Hadoop是一个由Apache基金会所开发的分布式系统基础架构。用户可以在不了解分布式底层细节的情况下,开发分布式程序。充分利用集群的威力进行高速运算和存储。Hadoop实现了一个分布式文件系统( Distributed File System),其中一个组件是HDFS(Hadoop Distributed File System)。HDFS有高容错性的特点,并且设计用来部署在低廉的(low-cost)硬件上;而且它提供高吞吐量(high throughput)来访问应用程序的数据,适合那些有着超大数据集(large data set)的应用程序。HDFS放宽了(relax)POSIX的要求,可以以流的形式访问(streaming access)文件系统中的数据。Hadoop的框架最核心的设计就是:HDFSMapReduce。
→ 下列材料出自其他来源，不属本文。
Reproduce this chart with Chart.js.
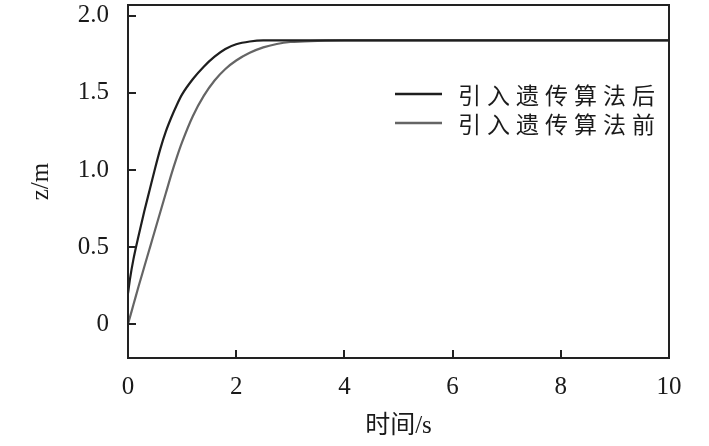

HDFS为海量的数据提供了存储,而MapReduce则为海量的数据提供了计算。

Hadoop HDFS配置

根目录结构

.
├── bin #存放hadoop各类程序
├── etc #配置文件
├── include #源代码
├── lib #动态链接库
├── libexec # 脚本
├── licenses-binary #许可文件
├── sbin #super bin 管理员程序
└── share #二进制代码,jar包
8 directories

修改文件

修改/etc/hadoop下的文件

  • workers 配置从节点有哪些
  • hadoop-env.sh 环境变量
  • core-site.xml hadoop核心配置文件
  • hdfs-site.xml hdfs核心配置文件

workers

[root@node1 hadoop]# cat workers 
node1
node2
node3

hadoop-env.sh

添加以下路径

export JAVA_HOME=/export/server/jdk
export HADOOP_HOME=/export/server/hadoop
export HADOOP_CONF_DIR=$HADOOP_HOME/etc/hadoop
export HADOOP_LOG_DIR=$HADOOP_HOME/logs

core-site.xml

<configuration>
<property>
<name>fs.defaultFS</name>
<value>hdfs://node1:8020</value>
</property>
<property>
<name>io.file.buffer.size</name>
<value>131072</value>
</property>
</configuration>

hdfs-site.xml

<configuration>
<property>
<name>dfs.datanode.data.dir.perm</name>
<value>700</value>
</property>
<property>
<name>dfs.namenode.name.dir</name>
<value>/data/nn</value>
</property>
<property>
<name>dfs.namenode.hosts</name>
<value>node1,node2,node3</value>
</property>
<property>
<name>dfs.blocksize</name>
<value>268435456</value>
</property>
<property>
<name>dfs.namenode.handler.count</name>
<value>100</value>
</property>
<property>
<name>dfs.datanode.data.dir</name>
<value>/data/dn</value>
</property>
</configuration>

同时你需要在node1上新建文件夹/data/nn 与 /data/dn,node2,node3建立/data/dn

分发

通过远程ssh分发hadoop软件到node2、node3

scp -r hadoop node2:`pwd`/
scp -r hadoop node3:`pwd`/

在node2与node3执行软链接

ln -s /export/server/hadoop-3.3.5 ./hadoop

配置环境变量

export HADOOP_HOME=/export/server/hadoop
export PATH=$PATH:$HADOOP_HOME/bin:$HADOOP_HOME/sbin

权限分配给hadoop用户

[root@node1 server]# chown -R hadoop:hadoop /data
[root@node1 server]# chown -R hadoop:hadoop /export
[root@node1 server]# ll
总用量 8
lrwxrwxrwx 1 hadoop hadoop 28 613 12:36 hadoop -> /export/server/hadoop-3.3.5/
drwxr-xr-x 10 hadoop hadoop 4096 316 00:58 hadoop-3.3.5
lrwxrwxrwx 1 hadoop hadoop 28 613 12:07 jdk -> /export/server/jdk1.8.0_371/
drwxr-xr-x 8 hadoop hadoop 4096 613 12:06 jdk1.8.0_371
[root@node1 server]# cd /data
[root@node1 data]# ll
总用量 0
drwxr-xr-x 2 hadoop hadoop 6 613 13:24 dn
drwxr-xr-x 2 hadoop hadoop 6 613 13:24 nn
[root@node1 data]#

启动

格式化文件系统

确保在hadoop用户下执行

[root@node1 ~]# su - hadoop
[hadoop@node1 ~]$ hadoop namenode -format
WARNING: Use of this script to execute namenode is deprecated.
WARNING: Attempting to execute replacement "hdfs namenode" instead.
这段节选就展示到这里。